About Invisible Agency
Invisible supports companies by building scalable, high-quality operations. This project focuses on improving AI model performance using expert-led training data and rigorous evaluation, especially in technical domains.
Schedule
Remote (United States).
Contract / freelance.
Hours vary based on your availability (you’ll report average weekly hours).
You provide your own secure computer and high-speed internet. No company benefits (contractor role).
What You’ll Do
Challenge AI models with software engineering tasks and technical scenarios implemented in C#
Evaluate outputs for correctness, performance, security, clarity, and maintainability (not just “it compiles”)
Capture reproducible error traces and failure modes (bad assumptions, broken async, leaky abstractions, unsafe patterns, etc.)
Suggest improvements to prompts, evaluation metrics, and quality standards for C# and general engineering reasoning
What You Need
Strong real-world C# experience (async/await, LINQ, OOP, collections, concurrency, testing, debugging)
Comfort with common C# ecosystem patterns (APIs, services, data access, DI, config, logging, observability)

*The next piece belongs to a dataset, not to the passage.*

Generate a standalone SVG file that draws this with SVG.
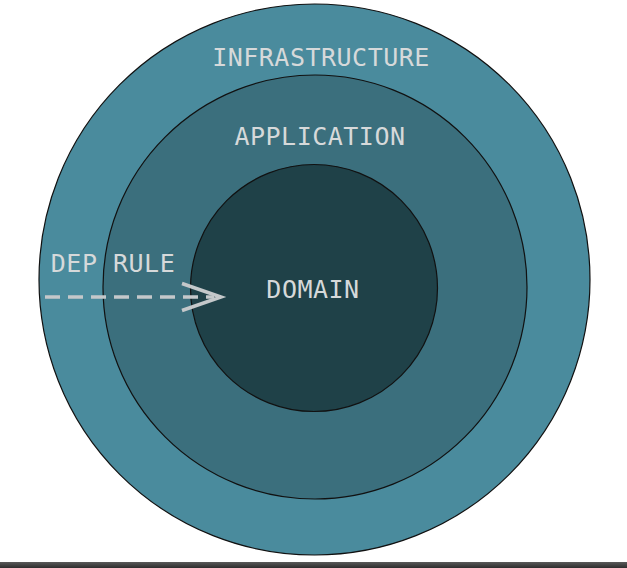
<svg xmlns="http://www.w3.org/2000/svg" width="627" height="568" viewBox="0 0 627 568">
<defs>
<style>
.ring{stroke:#111;stroke-width:1.2}
.lbl{font-family:"DejaVu Sans Mono","Liberation Mono",monospace;font-size:25px;fill:#d6d9da;text-anchor:middle;letter-spacing:0.5px}
.dep{fill:none;stroke:#c4c8ca;stroke-width:3.5}
</style>
<linearGradient id="bar" x1="0" y1="0" x2="0" y2="1">
<stop offset="0" stop-color="#5a5a5a"/>
<stop offset="1" stop-color="#2e2e2e"/>
</linearGradient>
</defs>
<rect width="627" height="568" fill="#ffffff"/>
<g id="infrastructure">
<circle class="ring" cx="314.5" cy="279.5" r="275.5" fill="#4a8b9d"/>
<text class="lbl" x="321" y="66">INFRASTRUCTURE</text>
</g>
<g id="application">
<circle class="ring" cx="315" cy="287" r="212" fill="#3b6f7d"/>
<text class="lbl" x="320" y="145">APPLICATION</text>
</g>
<g id="domain">
<circle class="ring" cx="314" cy="288" r="123.5" fill="#1f4148"/>
<text class="lbl" x="313" y="298">DOMAIN</text>
</g>
<g id="connectors">
<text class="lbl" x="113" y="272">DEP RULE</text>
<line class="dep" x1="45" y1="297" x2="214" y2="297" stroke-dasharray="15 8"/>
<polyline class="dep" points="182,283.5 221,297 182,310.5"/>
</g>
<rect x="0" y="562" width="627" height="6" fill="url(#bar)"/>
</svg>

Ability to communicate clearly and show your work when diagnosing issues and proposing fixes
Bachelor’s/master’s/PhD in CS/SE (nice), or equivalent hands-on experience
Bonus signals: open-source work, technical writing, production systems experience, cloud deployments
Benefits
Pay range: $8–$65/hour depending on experience, expertise, and location
Remote, flexible contract work
Direct impact: your work improves how AI handles real engineering problems, not toy examples
One straight-up warning: a lot of candidates say “C# expert” but haven’t shipped anything beyond tutorials. If you’ve actually owned production services, handled incidents, and can talk tradeoffs (latency vs. throughput, memory vs. allocations, async pitfalls), you’ll stand out fast and you should price yourself like it.
Happy Hunting,
~Two Chicks…